Qualche appunto sul referendum
Sono figlio di un lavoratore e di una casalinga. Con un solo stipendio, i miei genitori hanno cresciuto me e mio fratello affrontando sacrifici che, oggi da adulto, comprendo molto meglio. Hanno comprato una casa a Ostia e poi, vendendola, ne hanno costruita un’altra a Isola Sacra, pensando al nostro futuro. Niente eccessi, ma amore, umanità, valori e buon cibo non sono mai mancati.
Una vita fatta anche di rinunce, ma vissuta con la certezza di poter contare su uno stipendio stabile, su un tetto – grande o piccolo che fosse – e su quella capacità tutta italiana di fare in casa meglio che al negozio. Crescere in quel contesto ci ha fatto sentire fortunati, non vulnerabili.
La mia generazione, invece, è cresciuta in un contesto diverso. Siamo entrati nel mondo del lavoro nell’epoca della “flessibilità”, imparando presto a convivere con la precarietà. Siamo quelli dei Co.Co.Co, dei contratti a progetto, dei tirocini non retribuiti. Io stesso ho iniziato così. Siamo il frutto di un pensiero dominante che per trent’anni ha attraversato tutto l’arco politico, compreso il nostro. L’idea che per competere fosse necessario ridurre tutele, aumentare la flessibilità e marcare la distanza tra datori e lavoratori. Ma oggi possiamo davvero dire che quegli obiettivi siano stati raggiunti?
Per questo il referendum sul lavoro ha avuto per me un significato personale e profondo. Ringrazio la CGIL per averlo promosso. Il lavoro non è solo reddito: è dignità, cittadinanza, possibilità, speranza. È futuro. E se non siamo noi a porci queste domande, chi lo farà?

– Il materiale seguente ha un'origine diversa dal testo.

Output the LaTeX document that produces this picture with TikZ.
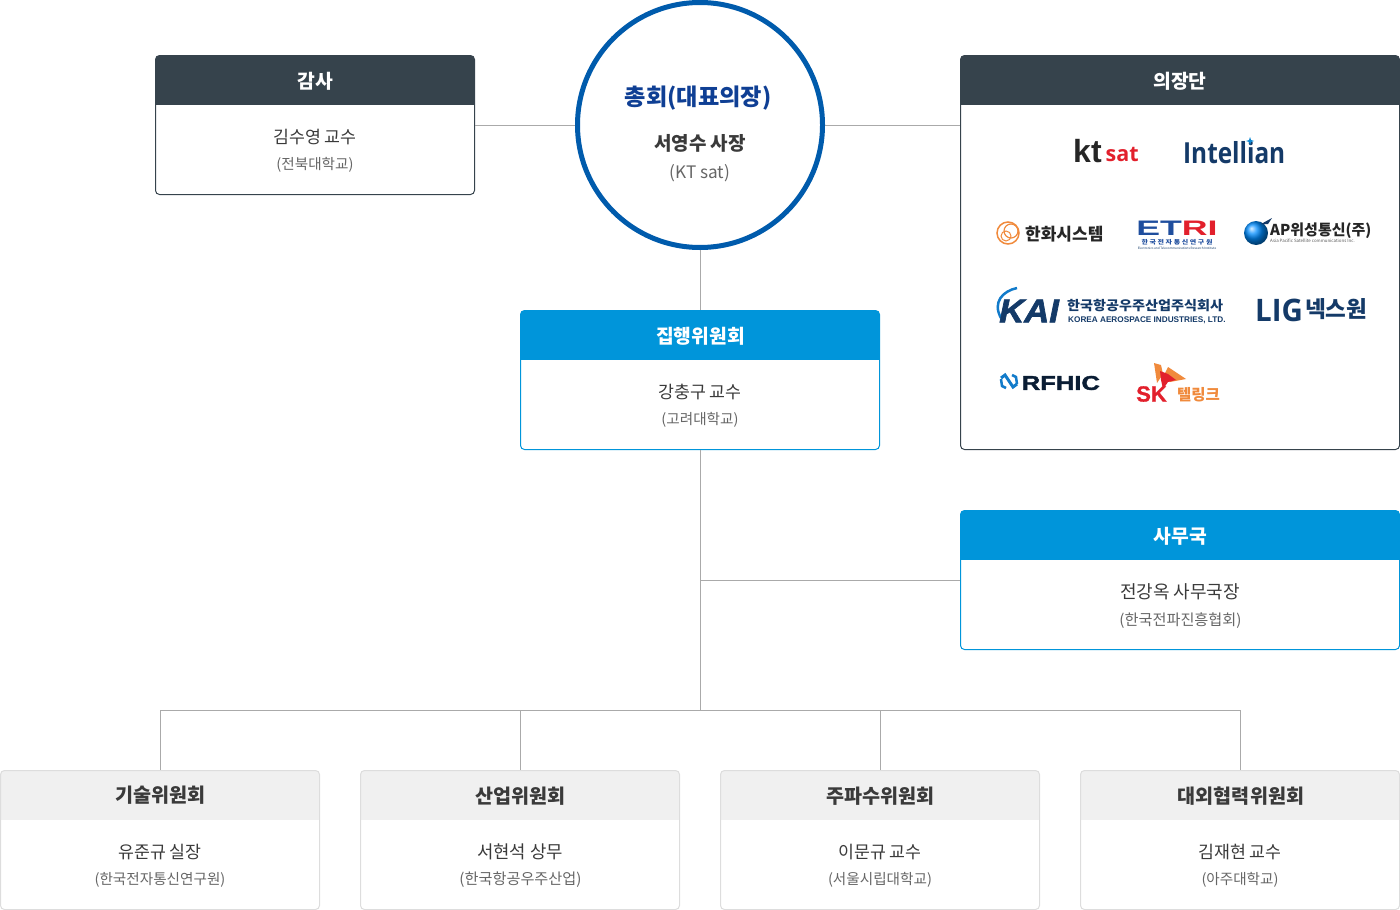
\documentclass[tikz,border=0pt]{standalone}
\usepackage{fontspec}
\setmainfont{Noto Sans CJK KR}
\newfontfamily\logofont{Liberation Sans}
\newfontfamily\openfont{Open Sans}
\usetikzlibrary{positioning}
\definecolor{slatehead}{HTML}{36434C}
\definecolor{skyhead}{HTML}{0095DA}
\definecolor{palehead}{HTML}{F0F0F0}
\definecolor{paleline}{HTML}{DDDDDD}
\definecolor{ringblue}{HTML}{005BAC}
\definecolor{titleblue}{HTML}{0F3F94}
\definecolor{linkgray}{HTML}{AAAAAA}
\definecolor{namegray}{HTML}{3A3A3A}
\definecolor{orggray}{HTML}{666666}
\definecolor{navylogo}{HTML}{143A68}
\definecolor{etriblue}{HTML}{1F4E9E}
\definecolor{redlogo}{HTML}{E2202C}
\definecolor{orangelogo}{HTML}{F08A3C}
\tikzset{
    orgbox/.style n args={4}{draw=#1, line width=1pt, rounded corners=4pt, inner sep=0pt,
        minimum width=#3, minimum height=#4,
        path picture={\fill[#2, sharp corners] (path picture bounding box.north west) rectangle ([yshift=-49.5pt]path picture bounding box.north east);}},
    link/.style={draw=linkgray, line width=1pt},
    whitehead/.style={text=white, font=\fontsize{19.3}{22}\selectfont\bfseries},
    darkhead/.style={text=namegray, font=\fontsize{19.6}{24}\selectfont\bfseries},
    nametext/.style={text=namegray, font=\fontsize{17.3}{22}\selectfont},
    orgtext/.style={text=orggray, font=\fontsize{14.6}{18}\selectfont},
    wideorgtext/.style={text=orggray, font=\fontsize{15.2}{18}\selectfont},
    logotext/.style={inner sep=0pt, anchor=west},
}
\begin{document}
\begin{tikzpicture}[x=1pt,y=-1pt]
    \useasboundingbox (0,0) rectangle (1400,910);

    % boxes
    \node[draw=ringblue, line width=5pt, circle, minimum size=245pt, inner sep=0pt] (chair) at (700,125) {};
    \node[orgbox={slatehead}{slatehead}{319pt}{139pt}] (audit) at (315,125) {};
    \node[orgbox={slatehead}{slatehead}{439pt}{394pt}] (board) at (1180,252.5) {};
    \node[orgbox={skyhead}{skyhead}{359pt}{139pt}] (exec) at (700,380) {};
    \node[orgbox={skyhead}{skyhead}{439pt}{139pt}] (office) at (1180,580) {};
    \node[orgbox={paleline}{palehead}{319pt}{139pt}] (tech) at (160,840) {};
    \node[orgbox={paleline}{palehead}{319pt}{139pt}] (industry) at (520,840) {};
    \node[orgbox={paleline}{palehead}{319pt}{139pt}] (spectrum) at (880,840) {};
    \node[orgbox={paleline}{palehead}{319pt}{139pt}] (relations) at (1240,840) {};
    \coordinate (hub) at (700,710);

    % connectors
    \draw[link] (audit.east) -- (chair.west);
    \draw[link] (chair.east) -- (chair.east -| board.west);
    \draw[link] (chair.south) -- (exec.north);
    \draw[link] (exec.south) -- (hub);
    \draw[link] (office.west -| hub) -- (office.west);
    \draw[link] (hub) -| (tech.north);
    \draw[link] (hub) -| (industry.north);
    \draw[link] (hub) -| (spectrum.north);
    \draw[link] (hub) -| (relations.north);

    % chair text
    \node[text=titleblue, font=\fontsize{23.2}{28}\selectfont\bfseries] (chairHead) at (698,98.5) {총회(대표의장)};
    \node[text=namegray, font=\fontsize{19}{22}\selectfont\bfseries] (chairName) at (700,143) {서영수 사장};
    \node[text=orggray, font=\fontsize{17.2}{22}\selectfont] (chairOrg) at (700,173.5) {(KT sat)};

    % audit text
    \node[whitehead] (auditHead) at (315,81) {감사};
    \node[nametext] (auditName) at (315,137) {김수영 교수};
    \node[orgtext] (auditOrg) at (315,165) {(전북대학교)};

    % board head
    \node[whitehead] (boardHead) at (1180,81) {의장단};

    % exec text
    \node[whitehead] (execHead) at (700.5,336) {집행위원회};
    \node[nametext] (execName) at (700,392) {강충구 교수};
    \node[orgtext] (execOrg) at (700,420) {(고려대학교)};

    % office text
    \node[whitehead] (officeHead) at (1180.5,536) {사무국};
    \node[text=namegray, font=\fontsize{18}{22}\selectfont] (officeName) at (1180,592) {전강옥 사무국장};
    \node[wideorgtext] (officeOrg) at (1180.5,620.5) {(한국전파진흥협회)};

    % committee text
    \node[darkhead] (techHead) at (160.5,795) {기술위원회};
    \node[nametext] (techName) at (160,852) {유준규 실장};
    \node[orgtext] (techOrg) at (160,880) {(한국전자통신연구원)};
    \node[darkhead] (industryHead) at (520.5,796) {산업위원회};
    \node[text=namegray, font=\fontsize{17.8}{22}\selectfont] (industryName) at (520,852) {서현석 상무};
    \node[wideorgtext] (industryOrg) at (520.5,880) {(한국항공우주산업)};
    \node[darkhead] (spectrumHead) at (880.5,796) {주파수위원회};
    \node[nametext] (spectrumName) at (880,852) {이문규 교수};
    \node[orgtext] (spectrumOrg) at (880,880) {(서울시립대학교)};
    \node[darkhead] (relationsHead) at (1241,796) {대외협력위원회};
    \node[nametext] (relationsName) at (1240,852) {김재현 교수};
    \node[orgtext] (relationsOrg) at (1240,880) {(아주대학교)};

    % logos, first row
    \node[logotext, text=black!85, font=\logofont\fontsize{32}{32}\selectfont\bfseries] (ktLogo) at (1073,151) {kt};
    \node[logotext, text=redlogo, font=\openfont\fontsize{21.5}{24}\selectfont\bfseries] (satLogo) at (1105.5,154) {sat};
    \node[logotext, xscale=0.84, text=navylogo, font=\openfont\fontsize{29}{30}\selectfont\bfseries] (intellianLogo) at (1183,153) {Intellian};
    \fill[cyan!70!blue] (1250,137) -- (1251,140) -- (1254,141) -- (1251,142) -- (1250,145) -- (1249,142) -- (1246,141) -- (1249,140) -- cycle;

    % logos, second row
    \draw[orangelogo, line width=1.5pt] (1008,233) circle (11);
    \draw[orangelogo, line width=1.2pt] (1011,231) circle (7);
    \draw[orangelogo, line width=1pt] (1006,236) circle (5);
    \node[logotext, text=black!85, font=\fontsize{17}{18}\selectfont\bfseries] (hanwhaLogo) at (1025,234) {한화시스템};
    \node[inner sep=0pt, xscale=1.7, text=etriblue, font=\logofont\fontsize{21}{21}\selectfont\bfseries] (etriLogo) at (1177,228) {ET\textcolor{redlogo}{RI}};
    \node[inner sep=0pt, xscale=1.17, text=etriblue, font=\fontsize{6}{7}\selectfont\bfseries] (etriKorean) at (1177,242) {한 국 전 자 통 신 연 구 원};
    \node[inner sep=0pt, text=navylogo, font=\fontsize{3.05}{3.5}\selectfont] (etriEnglish) at (1177,248) {Electronics and Telecommunications Research Institute};
    \shade[ball color=blue!45!cyan] (1256,233) circle (12);
    \fill[navylogo] (1261,224) -- (1272,218) -- (1268,224) -- cycle;
    \node[logotext, text=black!85, font=\fontsize{15}{18}\selectfont\bfseries] (apLogo) at (1270,231) {AP위성통신(주)};
    \node[logotext, text=black!65, font=\fontsize{4.4}{5}\selectfont] (apEnglish) at (1270,241) {Asia Pacific Satellite communications Inc.};

    % logos, third row
    \draw[cyan!60!blue, line width=2.5pt] (1001,318) .. controls (992,302) and (1003,291) .. (1017,288);
    \node[logotext, xscale=1.05, text=navylogo, font=\logofont\fontsize{33}{33}\selectfont\bfseries\itshape\addfontfeature{FakeBold=2}] (kaiLogo) at (999,311) {KAI};
    \node[logotext, xscale=1.07, text=navylogo, font=\fontsize{13.2}{14}\selectfont\bfseries] (kaiKorean) at (1067,306) {한국항공우주산업주식회사};
    \node[logotext, text=navylogo, font=\logofont\fontsize{8.2}{9}\selectfont\bfseries] (kaiEnglish) at (1068,320) {KOREA AEROSPACE INDUSTRIES, LTD.};
    \node[logotext, xscale=0.95, text=navylogo, font=\openfont\fontsize{31}{31}\selectfont\bfseries] (ligLogo) at (1255,310) {LIG};
    \node[logotext, text=navylogo, font=\fontsize{22.5}{24}\selectfont\bfseries] (nexLogo) at (1305,309) {넥스원};

    % logos, fourth row
    \draw[cyan!60!blue, line width=3pt] (1001,378) -- (1005,375) -- (1013,387) -- (1017,384);
    \draw[cyan!60!blue, line width=2.5pt] (1001,379) -- (1002,386) -- (1006,388);
    \draw[cyan!60!blue, line width=2.5pt] (1017,384) -- (1016,377) -- (1012,375);
    \node[logotext, xscale=1.28, text=navylogo!50!black, font=\logofont\fontsize{20}{20}\selectfont\bfseries\addfontfeature{FakeBold=1.5}] (rfhicLogo) at (1021.5,383) {RFHIC};
    \fill[orangelogo] (1154,363) -- (1161,365) -- (1163,374) -- (1157,383) -- cycle;
    \fill[orangelogo] (1168,367) -- (1186,379) -- (1170,382) -- (1164,375) -- cycle;
    \fill[redlogo] (1160,371) -- (1168,374) -- (1176,380) -- (1168,382) -- (1163,389) -- (1161,380) -- cycle;
    \node[logotext, text=redlogo, font=\logofont\fontsize{22}{22}\selectfont\bfseries\addfontfeature{FakeBold=1}] (skLogo) at (1136,394) {SK};
    \node[logotext, text=orangelogo, font=\fontsize{15.5}{16}\selectfont\bfseries] (telinkLogo) at (1177,395) {텔링크};

\end{tikzpicture}
\end{document}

Siamo noi. Quelli che hanno vissuto la fatica di essere “sognati”. E che non vogliono restare prigionieri dei destini individuali. I 15 milioni che hanno partecipato lo dimostrano: siamo tanti, tantissimi.
E se davvero, come dice Renzi, il “centro” è necessario per vincere, allora quel centro deve ripensare il modello. Altrimenti, il cambiamento resterà uno slogan. (La Spagna non è lontana)
Non mi interessa parlare di vincitori e vinti. Senza quorum, la sconfitta è evidente. Ma votare è e resta un atto di libertà. Lo era a 18 anni, lo è ogni volta che pretendiamo un futuro migliore.